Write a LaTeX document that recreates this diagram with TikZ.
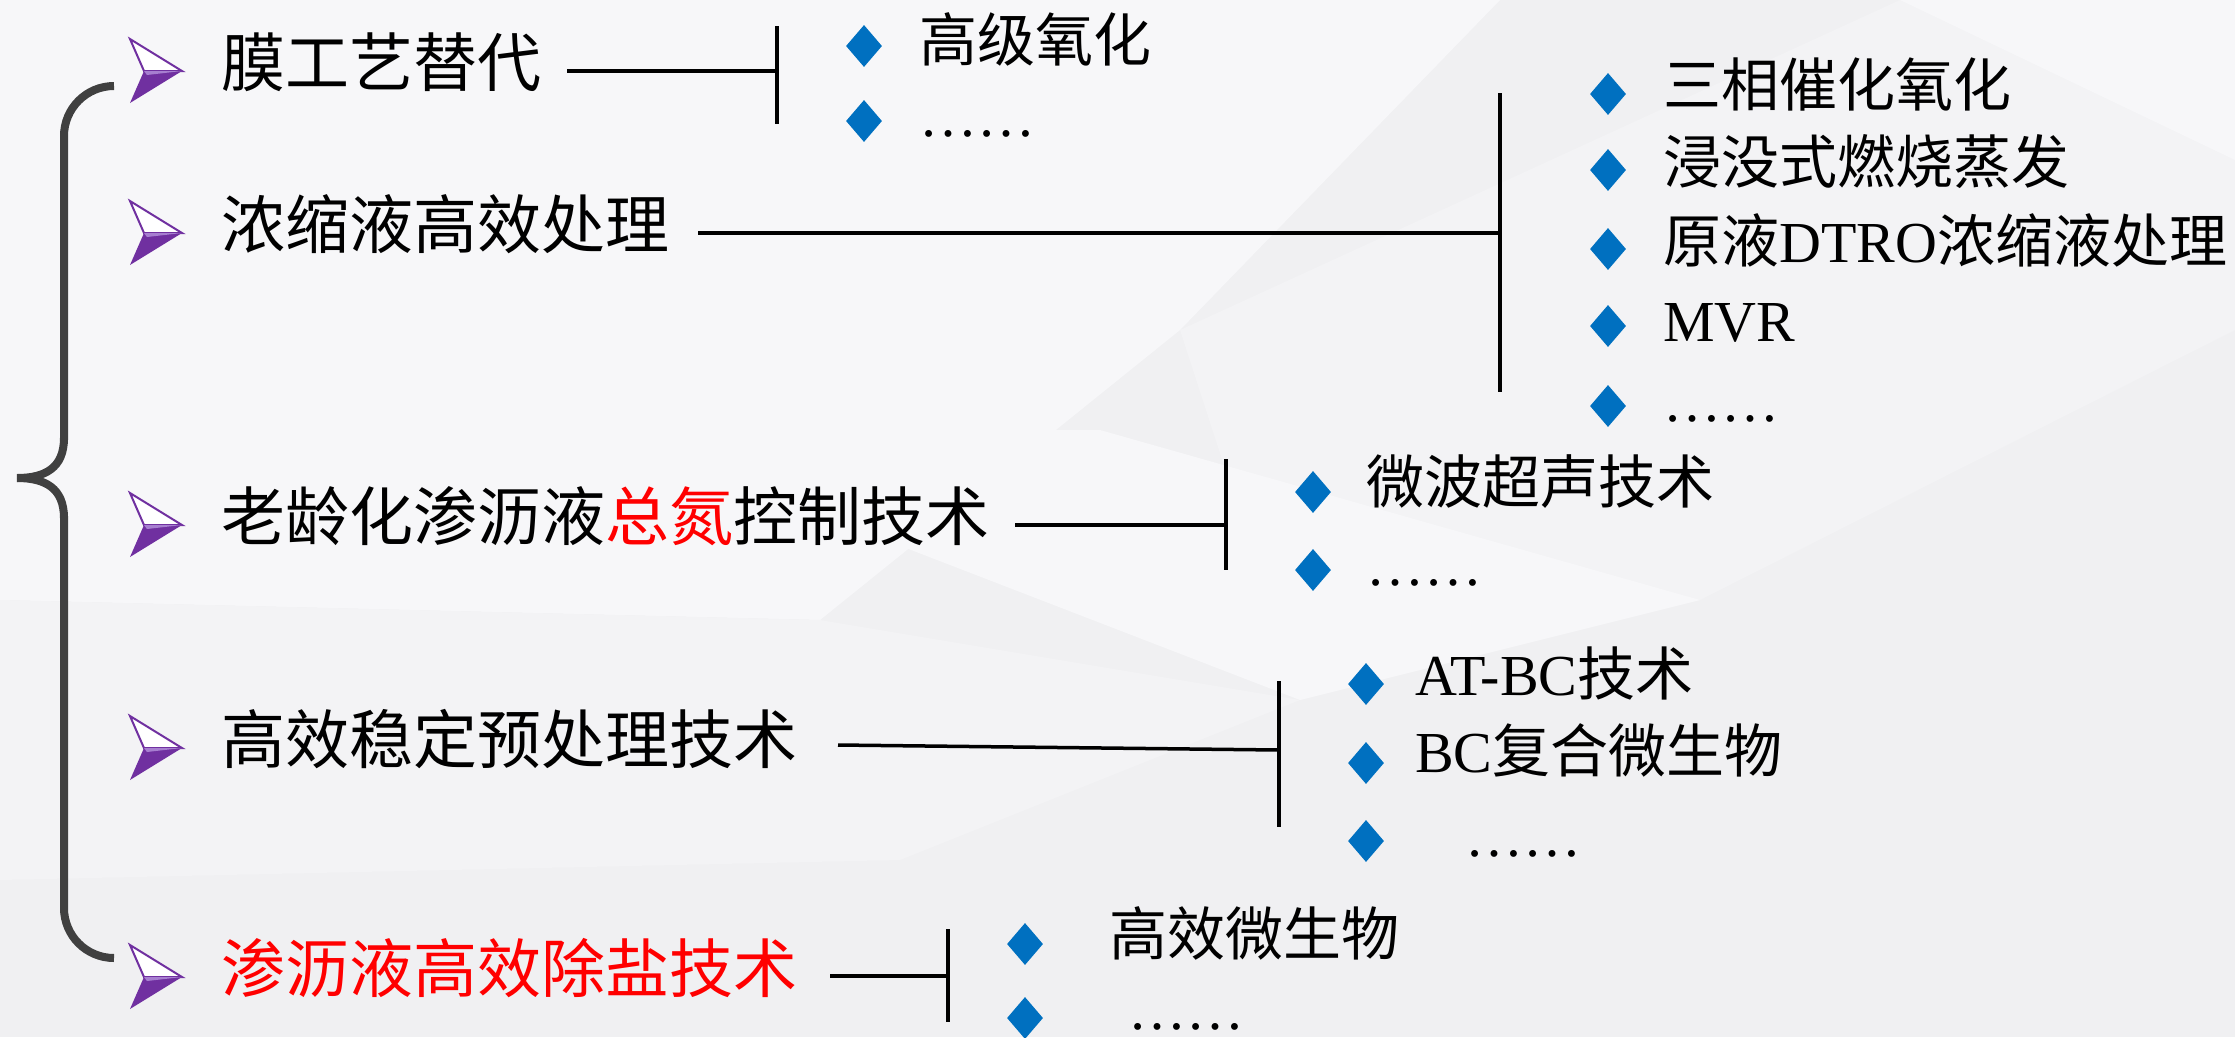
\documentclass[tikz,border=0pt]{standalone}
\usepackage{fontspec}
\setmainfont{Liberation Serif}
\newfontfamily\cjk{Noto Sans CJK SC}
\usetikzlibrary{shapes.geometric}
\definecolor{bgc}{HTML}{F0F0F2}
\definecolor{facetA}{HTML}{F7F7F9}
\definecolor{facetB}{HTML}{F3F3F5}
\definecolor{purp}{HTML}{7030A0}
\definecolor{purpl}{HTML}{A77FD0}
\definecolor{blu}{HTML}{0070C0}
\definecolor{brc}{HTML}{404040}
\definecolor{redt}{HTML}{FF0000}
\tikzset{
  maintxt/.style={anchor=west, inner sep=0pt, yshift=-12pt, font=\fontsize{64}{72}\selectfont\cjk, text height=0.8em, text depth=0.08em},
  subtxt/.style={anchor=west, inner sep=0pt, yshift=-12pt, font=\fontsize{58}{66}\selectfont\cjk, text height=0.8em, text depth=0.08em},
  dotstxt/.style={anchor=base west, inner sep=0pt, font=\fontsize{58}{66}\selectfont\rmfamily, text height=0.15em, text depth=0pt},
  link/.style={line width=3.5pt, black},
  dia/.style={shape=diamond, fill=blu, draw=none, inner sep=0pt, minimum width=36pt, minimum height=42pt},
  brace/.style={line width=8pt, brc, line cap=butt},
  chev/.pic={
    \fill[white] (-26,-32) -- (26,0) -- (-12,0) -- cycle;
    \draw[purp, line width=2pt, line join=miter] (-26,-32) -- (26,0) -- (-12,0) -- cycle;
    \fill[purp] (-12,0) -- (26,0) -- (-26,32) -- cycle;
    \fill[purpl] (-12,0) -- (26,0) -- (-9,4) -- cycle;
  }
}
\begin{document}
\begin{tikzpicture}[x=1pt, y=-1pt]
\useasboundingbox (0,0) rectangle (2235,1037);
% background
\fill[bgc] (0,0) rectangle (2235,1037);
\fill[facetA] (0,0) -- (1500,0) -- (1180,330) -- (820,620) -- (0,600) -- cycle;
\fill[facetB] (1180,330) -- (1900,0) -- (2235,0) -- (2235,330) -- (1700,600) -- (1300,700) -- cycle;
\fill[facetA] (1900,0) -- (2235,0) -- (2235,160) -- cycle;
\fill[facetB] (0,600) -- (820,620) -- (1300,700) -- (900,860) -- (0,880) -- cycle;
\fill[facetA] (600,430) -- (1300,700) -- (1700,600) -- (1100,430) -- cycle;

% brace
\coordinate (brTop) at (114,86);
\coordinate (brBot) at (114,958);
\coordinate (brTip) at (17,478);
\draw[brace, rounded corners=50pt] (brTop) -- (64,86) -- (64,440);
\draw[brace] (64,438) .. controls (64,468) and (45,478) .. (brTip);
\draw[brace] (brTip) .. controls (45,478) and (64,488) .. (64,518);
\draw[brace, rounded corners=50pt] (64,516) -- (64,958) -- (brBot);

% markers
\pic at (156,71) {chev};
\pic at (156,233) {chev};
\pic at (156,525) {chev};
\pic at (156,748) {chev};
\pic at (156,977) {chev};

% main items
\node[maintxt] (m1) at (221,71) {膜工艺替代};
\node[maintxt] (m2) at (221,233) {浓缩液高效处理};
\node[maintxt] (m3) at (221,525) {老龄化渗沥液{\color{redt}总氮}控制技术};
\node[maintxt] (m4) at (221,748) {高效稳定预处理技术};
\node[maintxt, text=redt] (m5) at (221,977) {渗沥液高效除盐技术};

% group 1
\coordinate (s1) at (567,71);
\coordinate (b1) at (777,71);
\coordinate (b1t) at (777,26);
\coordinate (b1b) at (777,124);
\draw[link] (s1) -- (b1);
\draw[link] (b1t) -- (b1b);
\node[dia] (d11) at (864,46) {};
\node[dia] (d12) at (864,121) {};
\node[subtxt] (i11) at (919,46) {高级氧化};
\node[dotstxt] (i12) at (919,136) {……};

% group 2
\coordinate (s2) at (698,233);
\coordinate (b2) at (1500,233);
\coordinate (b2t) at (1500,93);
\coordinate (b2b) at (1500,392);
\draw[link] (s2) -- (b2);
\draw[link] (b2t) -- (b2b);
\node[dia] (d21) at (1608,94) {};
\node[dia] (d22) at (1608,170) {};
\node[dia] (d23) at (1608,249) {};
\node[dia] (d24) at (1608,326) {};
\node[dia] (d25) at (1608,406) {};
\node[subtxt] (i21) at (1663,91) {三相催化氧化};
\node[subtxt] (i22) at (1663,168) {浸没式燃烧蒸发};
\node[subtxt] (i23) at (1663,247) {原液{\rmfamily DTRO}浓缩液处理};
\node[subtxt] (i24) at (1663,326) {\rmfamily MVR};
\node[dotstxt] (i25) at (1663,421) {……};

% group 3
\coordinate (s3) at (1015,525);
\coordinate (b3) at (1226,525);
\coordinate (b3t) at (1226,459);
\coordinate (b3b) at (1226,570);
\draw[link] (s3) -- (b3);
\draw[link] (b3t) -- (b3b);
\node[dia] (d31) at (1313,492) {};
\node[dia] (d32) at (1313,570) {};
\node[subtxt] (i31) at (1366,488) {微波超声技术};
\node[dotstxt] (i32) at (1366,585) {……};

% group 4
\coordinate (s4) at (838,745);
\coordinate (b4) at (1279,750);
\coordinate (b4t) at (1279,681);
\coordinate (b4b) at (1279,827);
\draw[link] (s4) -- (b4);
\draw[link] (b4t) -- (b4b);
\node[dia] (d41) at (1366,684) {};
\node[dia] (d42) at (1366,763) {};
\node[dia] (d43) at (1366,841) {};
\node[subtxt] (i41) at (1415,680) {{\rmfamily AT-BC}技术};
\node[subtxt] (i42) at (1415,757) {{\rmfamily BC}复合微生物};
\node[dotstxt] (i43) at (1465,856) {……};

% group 5
\coordinate (s5) at (830,976);
\coordinate (b5) at (948,976);
\coordinate (b5t) at (948,929);
\coordinate (b5b) at (948,1022);
\draw[link] (s5) -- (b5);
\draw[link] (b5t) -- (b5b);
\node[dia] (d51) at (1025,944) {};
\node[dia] (d52) at (1025,1018) {};
\node[subtxt] (i51) at (1109,940) {高效微生物};
\node[dotstxt] (i52) at (1128,1029) {……};
\end{tikzpicture}
\end{document}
------------------------------------
What is asked | Omit every picture, then reproduce the rest of the listing exactly.

Task solution |
Write a LaTeX document that recreates this diagram with TikZ.
\documentclass[tikz,border=0pt]{standalone}
\usepackage{fontspec}
\setmainfont{Liberation Serif}
\newfontfamily\cjk{Noto Sans CJK SC}
\usetikzlibrary{shapes.geometric}
\definecolor{bgc}{HTML}{F0F0F2}
\definecolor{facetA}{HTML}{F7F7F9}
\definecolor{facetB}{HTML}{F3F3F5}
\definecolor{purp}{HTML}{7030A0}
\definecolor{purpl}{HTML}{A77FD0}
\definecolor{blu}{HTML}{0070C0}
\definecolor{brc}{HTML}{404040}
\definecolor{redt}{HTML}{FF0000}
\tikzset{
  maintxt/.style={anchor=west, inner sep=0pt, yshift=-12pt, font=\fontsize{64}{72}\selectfont\cjk, text height=0.8em, text depth=0.08em},
  subtxt/.style={anchor=west, inner sep=0pt, yshift=-12pt, font=\fontsize{58}{66}\selectfont\cjk, text height=0.8em, text depth=0.08em},
  dotstxt/.style={anchor=base west, inner sep=0pt, font=\fontsize{58}{66}\selectfont\rmfamily, text height=0.15em, text depth=0pt},
  link/.style={line width=3.5pt, black},
  dia/.style={shape=diamond, fill=blu, draw=none, inner sep=0pt, minimum width=36pt, minimum height=42pt},
  brace/.style={line width=8pt, brc, line cap=butt},
  chev/.pic={
    \fill[white] (-26,-32) -- (26,0) -- (-12,0) -- cycle;
    \draw[purp, line width=2pt, line join=miter] (-26,-32) -- (26,0) -- (-12,0) -- cycle;
    \fill[purp] (-12,0) -- (26,0) -- (-26,32) -- cycle;
    \fill[purpl] (-12,0) -- (26,0) -- (-9,4) -- cycle;
  }
}
\begin{document}
\begin{tikzpicture}[x=1pt, y=-1pt]
\useasboundingbox (0,0) rectangle (2235,1037);
% background
\fill[bgc] (0,0) rectangle (2235,1037);
\fill[facetA] (0,0) -- (1500,0) -- (1180,330) -- (820,620) -- (0,600) -- cycle;
\fill[facetB] (1180,330) -- (1900,0) -- (2235,0) -- (2235,330) -- (1700,600) -- (1300,700) -- cycle;
\fill[facetA] (1900,0) -- (2235,0) -- (2235,160) -- cycle;
\fill[facetB] (0,600) -- (820,620) -- (1300,700) -- (900,860) -- (0,880) -- cycle;
\fill[facetA] (600,430) -- (1300,700) -- (1700,600) -- (1100,430) -- cycle;

% brace
\coordinate (brTop) at (114,86);
\coordinate (brBot) at (114,958);
\coordinate (brTip) at (17,478);
\draw[brace, rounded corners=50pt] (brTop) -- (64,86) -- (64,440);
\draw[brace] (64,438) .. controls (64,468) and (45,478) .. (brTip);
\draw[brace] (brTip) .. controls (45,478) and (64,488) .. (64,518);
\draw[brace, rounded corners=50pt] (64,516) -- (64,958) -- (brBot);

% markers
\pic at (156,71) {chev};
\pic at (156,233) {chev};
\pic at (156,525) {chev};
\pic at (156,748) {chev};
\pic at (156,977) {chev};

% main items
\node[maintxt] (m1) at (221,71) {膜工艺替代};
\node[maintxt] (m2) at (221,233) {浓缩液高效处理};
\node[maintxt] (m3) at (221,525) {老龄化渗沥液{\color{redt}总氮}控制技术};
\node[maintxt] (m4) at (221,748) {高效稳定预处理技术};
\node[maintxt, text=redt] (m5) at (221,977) {渗沥液高效除盐技术};

% group 1
\coordinate (s1) at (567,71);
\coordinate (b1) at (777,71);
\coordinate (b1t) at (777,26);
\coordinate (b1b) at (777,124);
\draw[link] (s1) -- (b1);
\draw[link] (b1t) -- (b1b);
\node[dia] (d11) at (864,46) {};
\node[dia] (d12) at (864,121) {};
\node[subtxt] (i11) at (919,46) {高级氧化};
\node[dotstxt] (i12) at (919,136) {……};

% group 2
\coordinate (s2) at (698,233);
\coordinate (b2) at (1500,233);
\coordinate (b2t) at (1500,93);
\coordinate (b2b) at (1500,392);
\draw[link] (s2) -- (b2);
\draw[link] (b2t) -- (b2b);
\node[dia] (d21) at (1608,94) {};
\node[dia] (d22) at (1608,170) {};
\node[dia] (d23) at (1608,249) {};
\node[dia] (d24) at (1608,326) {};
\node[dia] (d25) at (1608,406) {};
\node[subtxt] (i21) at (1663,91) {三相催化氧化};
\node[subtxt] (i22) at (1663,168) {浸没式燃烧蒸发};
\node[subtxt] (i23) at (1663,247) {原液{\rmfamily DTRO}浓缩液处理};
\node[subtxt] (i24) at (1663,326) {\rmfamily MVR};
\node[dotstxt] (i25) at (1663,421) {……};

% group 3
\coordinate (s3) at (1015,525);
\coordinate (b3) at (1226,525);
\coordinate (b3t) at (1226,459);
\coordinate (b3b) at (1226,570);
\draw[link] (s3) -- (b3);
\draw[link] (b3t) -- (b3b);
\node[dia] (d31) at (1313,492) {};
\node[dia] (d32) at (1313,570) {};
\node[subtxt] (i31) at (1366,488) {微波超声技术};
\node[dotstxt] (i32) at (1366,585) {……};

% group 4
\coordinate (s4) at (838,745);
\coordinate (b4) at (1279,750);
\coordinate (b4t) at (1279,681);
\coordinate (b4b) at (1279,827);
\draw[link] (s4) -- (b4);
\draw[link] (b4t) -- (b4b);
\node[dia] (d41) at (1366,684) {};
\node[dia] (d42) at (1366,763) {};
\node[dia] (d43) at (1366,841) {};
\node[subtxt] (i41) at (1415,680) {{\rmfamily AT-BC}技术};
\node[subtxt] (i42) at (1415,757) {{\rmfamily BC}复合微生物};
\node[dotstxt] (i43) at (1465,856) {……};

% group 5
\coordinate (s5) at (830,976);
\coordinate (b5) at (948,976);
\coordinate (b5t) at (948,929);
\coordinate (b5b) at (948,1022);
\draw[link] (s5) -- (b5);
\draw[link] (b5t) -- (b5b);
\node[dia] (d51) at (1025,944) {};
\node[dia] (d52) at (1025,1018) {};
\node[subtxt] (i51) at (1109,940) {高效微生物};
\node[dotstxt] (i52) at (1128,1029) {……};
\end{tikzpicture}
\end{document}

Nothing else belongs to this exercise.